Figure 1. Cumulative moles of N2,
CO2, and CH3OH formed as a function of
time of exposure to CH4 and N2O. The
quantity of CH3OH reported is that formed upon
extraction with water subsequent to
CH4/N2O exposure. The estimated quantity
of N2 formed was determined by the balance of
CH3OH and CO2 formed [(mol
N2) = (mol CH3OH) + 4(mol
CO2)] Reaction conditions: 2.9 kPa
N2O, 1.5 kPa CH4, 0.35 kPa
H2O, 473 K, MIL-100(Fe) activated at 523 K.

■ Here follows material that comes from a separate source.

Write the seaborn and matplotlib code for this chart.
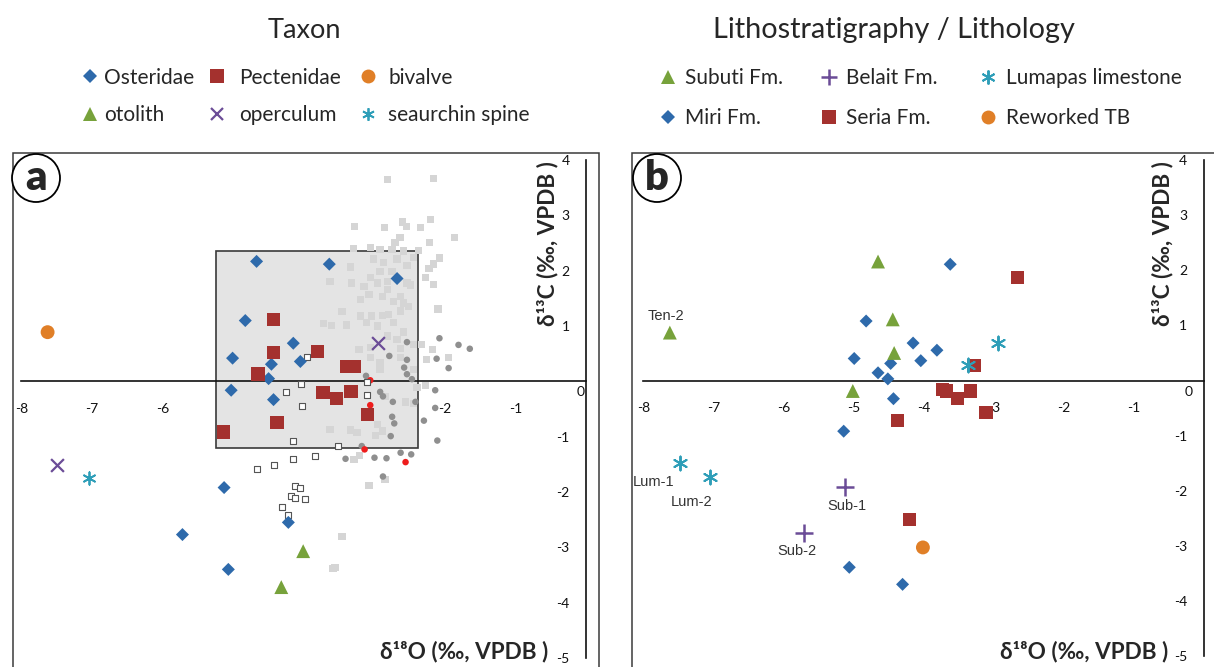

The invariance in CO2 formation rates with time despite
the consumption of Fe2+ sites converting methane to
methanol indicates that Fe2+ site densities that allow
for the rigorous normalization of methanol formation, do not do so for
CO2 formation, and suggests an independence between
sites responsible for the formation of these two products. Moreover,
unlike methanol formation, which can be completely inhibited by the
presence of gas phase NO under reaction conditions, the formation of
CO2 is unaffected by the presence of NO, as reflected by
the insensitivity of cumulative CO2 formation to the
presence of NO co-feeds (Figure 2a). Reported cumulative moles of
CO2 formed are corrected for those measured when NO was
flown over MIL-100(Fe) in the absence of methane and N2O
(0.0035 mol (mol total Fe)-1). Such NO-induced
oxidation (presumably of the MIL-100 framework) accounts accurately for
the slight increase in CO2 formation upon introduction
of NO with methane and N2O (0.0039 mol (mol total
Fe)-1, Table S4), and suggests that linker oxidation
rates are unaffected by the presence of methane and N2O.
The insensitivity in cumulative CO2 formation rates to
Fe2+ site densities both in the presence and absence
of NO suggest that a significant fraction of CO2formation may occur over a distinct set of sites compared to those
identified for methanol formation.
Given the near complete absence of NO adsorption onto
Fe3+ sites under reaction conditions and the
insensitivity of CO2 formation rates to the presence of
NO in the gas phase, their involvement in CO2 formation
warrants further evaluation- a question that is challenging to
definitively address in the absence of titrants that bind exclusively to
Fe3+ sites (and not Fe2+ sites). A
clue as to the involvement of Fe3+ sites in
CO2 formation is provided by water titrations (0.9 kPa
H2O at 423 K) that bind unselectively to open-metal
sites regardless of their oxidation state, as indicated by the
adsorption of one mole water per mol iron under conditions of interest
(Figure S8). Whereas co-feeding NO eliminates (solely)
CH3OH formation, introduction of H2O
with methane and N2O (14.5 kPa N2O, 1.5
kPa CH4, 0.9 kPa H2O) results in the
complete elimination of both oxidation products (Figure 2a).
Additionally, the presence of 0.5 kPa NO in the gas phase causes the
introduction of increasing H2O partial pressures (0.1 -
0.9 kPa) to result in a systematic increase in the total quantity of
water adsorbed, and a concurrent linear decrease in cumulative moles of
CO2 formed with increasing amount of water adsorbed
(Figure 2b). The linear relationship between the cumulative moles of
CO2 formed and those of water adsorbed reflects a
constant ratio between the number of sites that adsorb water and those
eliminated from participation in CO2 formation.
Moreover, the quantity of water adsorption required to completely
suppress CO2 formation was found to be 0.62 mol (total
mol Fe)-1- a value approximately equal to the
concentration of Fe3+ open-metal sites (0.65 mol
(total mol Fe)-1) measured independently using
D2O adsorption measurements (Section S2.5, SI).